# Start of Given data

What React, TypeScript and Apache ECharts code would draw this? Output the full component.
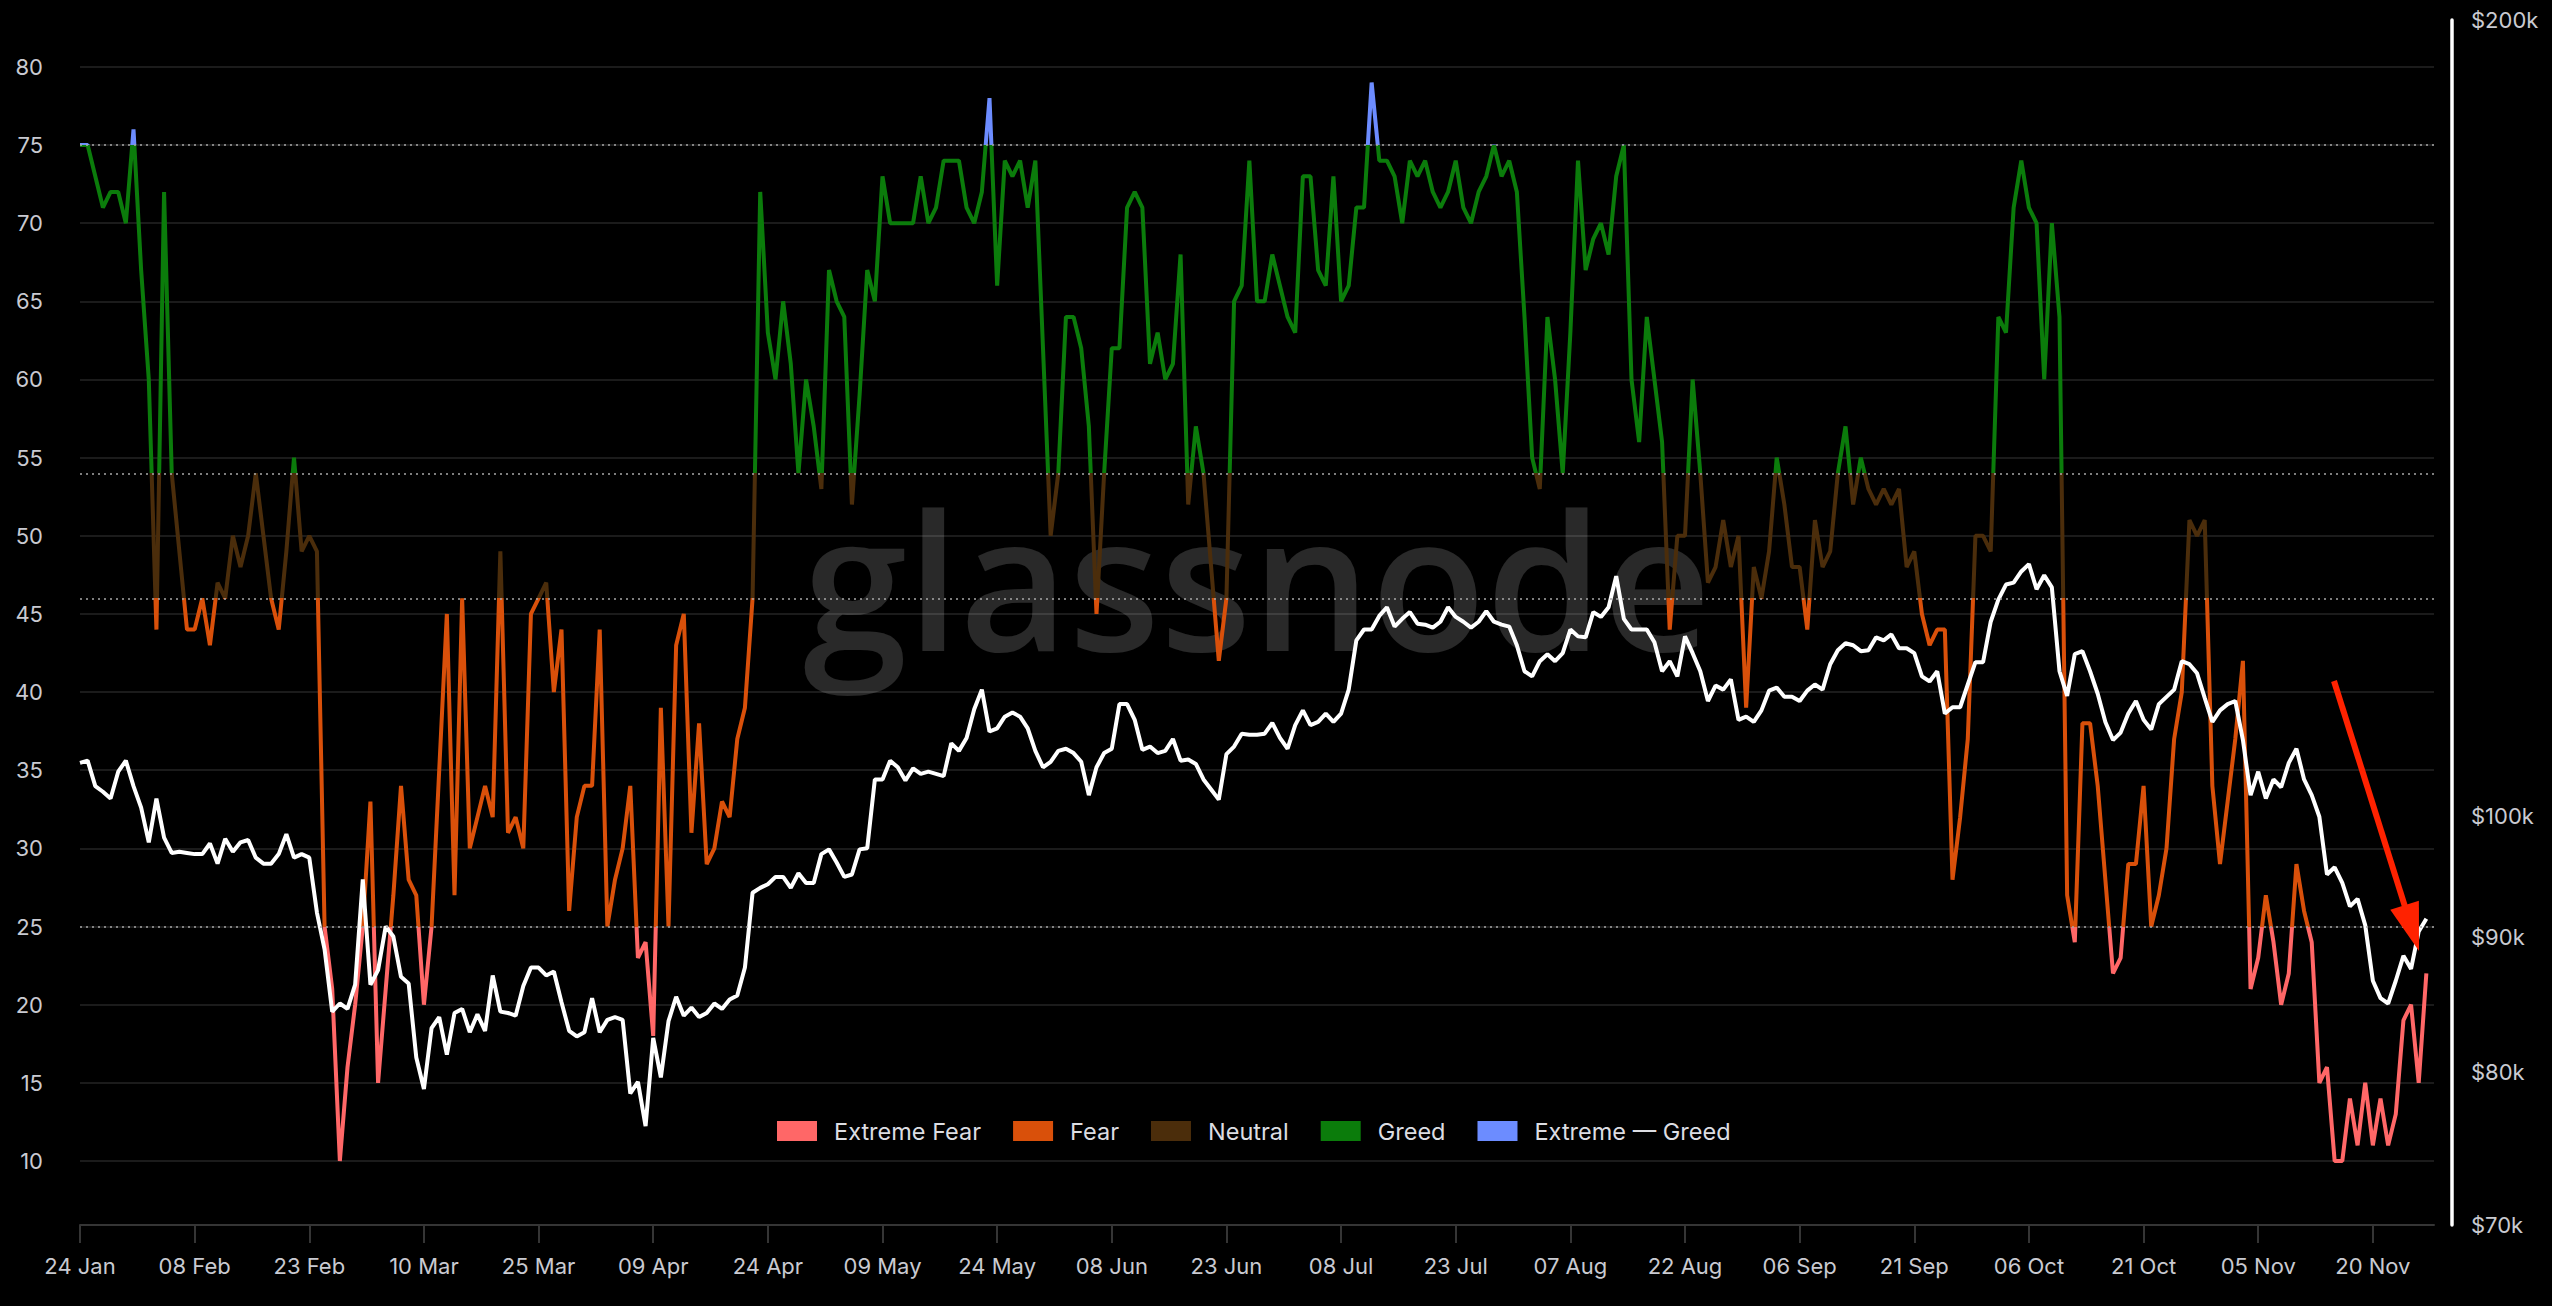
import React, { useEffect, useRef } from "react";
import * as echarts from "echarts";

// ---------- data ----------
const START_DATE = Date.UTC(2025, 0, 24);
const DAY_COUNT = 309; // 24 Jan .. 28 Nov (last slot has no value)
const MONTHS = ["Jan", "Feb", "Mar", "Apr", "May", "Jun", "Jul", "Aug", "Sep", "Oct", "Nov", "Dec"];
const dateLabels: string[] = Array.from({ length: DAY_COUNT }, (_, i) => {
  const d = new Date(START_DATE + i * 86400000);
  return `${String(d.getUTCDate()).padStart(2, "0")} ${MONTHS[d.getUTCMonth()]}`;
});

const fearGreed = [
  75, 75, 73, 71, 72, 72, 70, 76, 67, 60,
  44, 72, 54, 49, 44, 44, 46, 43, 47, 46,
  50, 48, 50, 54, 50, 46, 44, 49, 55, 49,
  50, 49, 25, 21, 10, 16, 20, 25, 33, 15,
  21, 27, 34, 28, 27, 20, 25, 35, 45, 27,
  46, 30, 32, 34, 32, 49, 31, 32, 30, 45,
  46, 47, 40, 44, 26, 32, 34, 34, 44, 25,
  28, 30, 34, 23, 24, 18, 39, 25, 43, 45,
  31, 38, 29, 30, 33, 32, 37, 39, 46, 72,
  63, 60, 65, 61, 54, 60, 57, 53, 67, 65,
  64, 52, 59, 67, 65, 73, 70, 70, 70, 70,
  73, 70, 71, 74, 74, 74, 71, 70, 72, 78,
  66, 74, 73, 74, 71, 74, 62, 50, 54, 64,
  64, 62, 57, 45, 54, 62, 62, 71, 72, 71,
  61, 63, 60, 61, 68, 52, 57, 54, 48, 42,
  46, 65, 66, 74, 65, 65, 68, 66, 64, 63,
  73, 73, 67, 66, 73, 65, 66, 71, 71, 79,
  74, 74, 73, 70, 74, 73, 74, 72, 71, 72,
  74, 71, 70, 72, 73, 75, 73, 74, 72, 64,
  55, 53, 64, 60, 54, 63, 74, 67, 69, 70,
  68, 73, 75, 60, 56, 64, 60, 56, 44, 50,
  50, 60, 54, 47, 48, 51, 48, 50, 39, 48,
  46, 49, 55, 52, 48, 48, 44, 51, 48, 49,
  54, 57, 52, 55, 53, 52, 53, 52, 53, 48,
  49, 45, 43, 44, 44, 28, 32, 37, 50, 50,
  49, 64, 63, 71, 74, 71, 70, 60, 70, 64,
  27, 24, 38, 38, 34, 28, 22, 23, 29, 29,
  34, 25, 27, 30, 37, 40, 51, 50, 51, 34,
  29, 33, 37, 42, 21, 23, 27, 24, 20, 22,
  29, 26, 24, 15, 16, 10, 10, 14, 11, 15,
  11, 14, 11, 13, 19, 20, 15, 22,
];

const btcPrice = [
  104700, 104900, 102600, 102100, 101500, 103900, 104900, 102600, 100700, 97700,
  101500, 98100, 96800, 96900, 96800, 96700, 96700, 97600, 95900, 98000,
  96900, 97700, 97900, 96400, 95900, 95900, 96700, 98400, 96400, 96700,
  96400, 91900, 89000, 84300, 84900, 84500, 86300, 94600, 86300, 87400,
  90800, 90000, 86900, 86400, 81000, 78800, 83100, 83900, 81200, 84200,
  84500, 82800, 84100, 82900, 87000, 84300, 84200, 84000, 86200, 87600,
  87600, 87000, 87300, 85000, 82900, 82500, 82800, 85300, 82800, 83700,
  83900, 83700, 78500, 79300, 76300, 82400, 79600, 83600, 85400, 84000,
  84600, 83900, 84200, 84900, 84500, 85200, 85500, 87600, 93500, 93900,
  94200, 94800, 94800, 93900, 95100, 94300, 94300, 96700, 97100, 96000,
  94800, 95000, 97100, 97200, 103200, 103200, 104900, 104300, 103100, 104200,
  103700, 103900, 103700, 103500, 106500, 105800, 107000, 109700, 111600, 107600,
  107900, 109000, 109400, 109000, 107900, 105800, 104300, 104800, 105800, 106000,
  105600, 104800, 101800, 104300, 105600, 106000, 110200, 110200, 108700, 105900,
  106200, 105600, 105800, 106900, 104900, 105000, 104600, 103200, 102300, 101400,
  105500, 106200, 107400, 107300, 107300, 107400, 108400, 107000, 106000, 108200,
  109600, 108200, 108500, 109300, 108500, 109300, 111600, 116500, 117600, 117600,
  119000, 119900, 117900, 118700, 119400, 118200, 118100, 117800, 118400, 119900,
  118900, 118400, 117800, 118400, 119500, 118400, 118100, 117900, 116000, 113400,
  112900, 114400, 115100, 114400, 115200, 117600, 116900, 116800, 119400, 118900,
  119900, 123200, 118700, 117600, 117600, 117600, 116300, 113400, 114400, 112900,
  116900, 115200, 113400, 110500, 112000, 111600, 112600, 108700, 109000, 108500,
  109600, 111500, 111800, 110900, 110900, 110500, 111500, 112100, 111600, 114100,
  115500, 116200, 116000, 115400, 115500, 116800, 116500, 117100, 115700, 115700,
  115200, 112900, 112400, 113400, 109300, 109900, 109900, 112100, 114300, 114300,
  118400, 120700, 122300, 122500, 123700, 124500, 121800, 123300, 122000, 113400,
  111000, 115100, 115400, 113400, 111200, 108500, 106800, 107500, 109300, 110500,
  108700, 107800, 110200, 110900, 111600, 114400, 114100, 113200, 110800, 108500,
  109600, 110200, 110500, 106800, 101800, 103900, 101500, 103200, 102500, 104700,
  106000, 103200, 101800, 99900, 95000, 95600, 94300, 92400, 93000, 90900,
  86600, 85300, 84900, 86600, 88500, 87500, 90400, 91400,
];

const leftTicks = [10, 15, 20, 25, 30, 35, 40, 45, 50, 55, 60, 65, 70, 75, 80];
const rightTicks = [70000, 80000, 90000, 100000, 200000];
const thresholds = [25, 46, 54, 75];

const zoneLabels = ["Extreme Fear", "Fear", "Neutral", "Greed", "Extreme — Greed"];
const zoneColors = ["#ff6767", "#d9500a", "#4b2d0b", "#0b7c0b", "#6c8cff"];
const zoneBounds = [0, 25, 46, 54, 75, 101];

const LABEL_COLOR = "#c9cad1";

export default function App() {
  const ref = useRef<HTMLDivElement>(null);

  useEffect(() => {
    document.body.style.margin = "0";
    document.body.style.background = "#000";
    if (!ref.current) return;
    const chart = echarts.init(ref.current, undefined, { renderer: "svg" });

    const pieces = zoneLabels.map((label, i) => ({
      gte: zoneBounds[i],
      lt: zoneBounds[i + 1],
      label,
      color: zoneColors[i],
    }));

    // arrow geometry (annotation)
    const start = [2334, 681];
    const tip = [2419, 951];
    const dx = tip[0] - start[0];
    const dy = tip[1] - start[1];
    const len = Math.sqrt(dx * dx + dy * dy);
    const ux = dx / len;
    const uy = dy / len;
    const headLen = 48;
    const headHalf = 15;
    const base = [tip[0] - ux * headLen, tip[1] - uy * headLen];
    const px = -uy;
    const py = ux;

    const option: any = {
      animation: false,
      backgroundColor: "#000",
      textStyle: { fontFamily: "Inter, Roboto, sans-serif" },
      grid: { left: 80, right: 118, top: 20, bottom: 81, containLabel: false },
      xAxis: {
        type: "category",
        data: dateLabels,
        boundaryGap: false,
        axisLine: { show: true, lineStyle: { color: "#353535", width: 2 } },
        axisTick: { show: true, interval: 14, length: 18, lineStyle: { color: "#353535", width: 2 } },
        axisLabel: { interval: 14, color: LABEL_COLOR, fontSize: 22, margin: 30 },
        splitLine: { show: false },
      },
      yAxis: [
        {
          type: "value",
          min: 5.905,
          max: 83,
          position: "left",
          axisLine: { show: false },
          axisTick: { show: false, customValues: leftTicks },
          axisLabel: { customValues: leftTicks, color: LABEL_COLOR, fontSize: 22, margin: 37 },
          splitLine: { show: true, lineStyle: { color: "#1b1b1b", width: 2 } },
        },
        {
          type: "log",
          logBase: 10,
          min: 70000,
          max: 200000,
          position: "right",
          offset: 18,
          axisLine: { show: true, lineStyle: { color: "#ffffff", width: 3.5 } },
          axisTick: { show: false, customValues: rightTicks },
          axisLabel: {
            customValues: rightTicks,
            formatter: (v: number) => "$" + Math.round(v / 1000) + "k",
            color: LABEL_COLOR,
            fontSize: 22,
            margin: 19,
          },
          splitLine: { show: false },
        },
      ],
      visualMap: {
        type: "piecewise",
        seriesIndex: 0,
        dimension: 1,
        orient: "horizontal",
        left: 777,
        top: 1119,
        padding: 0,
        itemWidth: 40,
        itemHeight: 20,
        itemGap: 32,
        textGap: 17,
        itemSymbol: "rect",
        selectedMode: false,
        textStyle: { color: "#dcdde2", fontSize: 23.5, fontFamily: "Inter, Roboto, sans-serif" },
        pieces,
      },
      series: [
        {
          type: "line",
          name: "Fear & Greed Index",
          data: fearGreed,
          yAxisIndex: 0,
          showSymbol: false,
          symbol: "none",
          lineStyle: { width: 4 },
          z: 3,
          markLine: {
            silent: true,
            symbol: ["none", "none"],
            label: { show: false },
            lineStyle: { color: "#a8a8a8", type: [2, 4], width: 1.5 },
            emphasis: { disabled: true },
            data: thresholds.map((v) => ({ yAxis: v })),
          },
        },
        {
          type: "line",
          name: "BTC Price",
          data: btcPrice,
          yAxisIndex: 1,
          showSymbol: false,
          symbol: "none",
          lineStyle: { width: 4, color: "#ffffff" },
          itemStyle: { color: "#ffffff" },
          z: 4,
        },
      ],
      graphic: [
        {
          type: "text",
          z: 1,
          silent: true,
          x: 1257,
          y: 578,
          style: {
            text: "glassnode",
            fill: "rgba(255,255,255,0.16)",
            fontSize: 188,
            fontWeight: 600,
            fontFamily: "'Open Sans', sans-serif",
            align: "center",
            verticalAlign: "middle",
          },
        },
        {
          type: "line",
          z: 100,
          silent: true,
          shape: { x1: start[0], y1: start[1], x2: base[0] + ux * 4, y2: base[1] + uy * 4 },
          style: { stroke: "#ff2200", lineWidth: 6 },
        },
        {
          type: "polygon",
          z: 100,
          silent: true,
          shape: {
            points: [
              [tip[0], tip[1]],
              [base[0] + px * headHalf, base[1] + py * headHalf],
              [base[0] - px * headHalf, base[1] - py * headHalf],
            ],
          },
          style: { fill: "#ff2200" },
        },
      ],
    };

    chart.setOption(option);
    return () => chart.dispose();
  }, []);

  return <div ref={ref} style={{ width: 2552, height: 1306, background: "#000" }} />;
}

# End of Given data

**Direction**
Leave out the pictures, then repeat the listing above exactly from its first line to the line with "import * as", inclusive.

**Correct output**
What React, TypeScript and Apache ECharts code would draw this? Output the full component.
import React, { useEffect, useRef } from "react";
import * as echarts from "echarts";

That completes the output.